Random commentary that didn’t fit anywhere else: A moment of silence is in order for John Justin’s character.  Justin plays the man Hayward marries after Power leaves Ireland, who goes with her and their child to South Africa.  I felt sorry for him.  He seems like a decent guy, but he marries Hayward in the first fifteen minutes, and Tyrone Power is still out there.  You’re left making bets with yourself as to whether he’ll die right off the bat, or stick around to provide drama for a tragic love triangle.  Poor guy didn’t deserve his fate.

At 111 minutes, Untamed is half the running time of Gone with the Wind, just long enough to wrap things up before they threaten to overwhelm the viewer.


“You’re Never Too Young” (1955)

This movie had me fooled.  Up to a certain point, it looked like a comedy starring Dean Martin and Diana Lynn, and Raymond Burr and Veda Ann Borg as jewel thieves.  And then it devolved into a showpiece for Jerry Lewis acting like an overgrown 12-year-old on helium with a sugar rush, shoehorned between musical numbers and nearly word-for-word scene repeats from The Major and the Minor.  Jerry Lewis, it must be said, is no Ginger Rogers.

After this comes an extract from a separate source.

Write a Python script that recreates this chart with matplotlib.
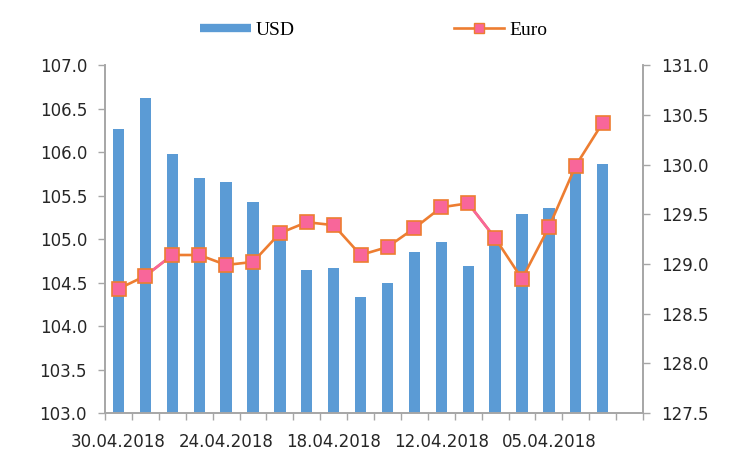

The genders are swapped: Diana Lynn, who played the precocious teenager in The Major and the Minor, plays half of the Milland role, and the love interest, in this allegedly comedic revamp.  Dean Martin also has part of the Milland role, and as a bonus, Martin has a fiancée (Nina Foch), aka the Rita Johnson role in TMATM, who shows up for a few scenes because the plot demands it.  The school is a girls’ school, Jerry Lewis is an incompetent barber turned fake teenager because he’s escaping a jewel thief (Burr), who he (Lewis) thinks is a jealous husband (don’t even ask).  (Short version: Burr drops a stolen diamond into Lewis’ pocket, and has to get it back, involving a series of misadventures as he follows him via plane, train, and around the school.)  The jewelry thief subplot is a welcome distraction, and it’s probably the only reason anyone who watched The Major and the Minor kept watching ’til the bitter end.

A few genuinely funny scenes, and the presence of a skilled cast, can’t make up for the lack of plot focus and comedic spark.  On the plus side: less creep factor.  The age difference is played purely for laughs, not real drama, and the ending is different, as Lewis’ character doesn’t really fall for Lynn.  (He does, however, fall, jump, speed, and skim over and into multiple objects on a pair of waterskis during the final chase scene.)

Watch if you’re a fan of Dean Martin and Jerry Lewis, or stick to the musical numbers, or utilize the fast-forward button.  Or watch UntamedYou’re Never Too Young clocks in at 102 minutes, and Untamed has better scenery.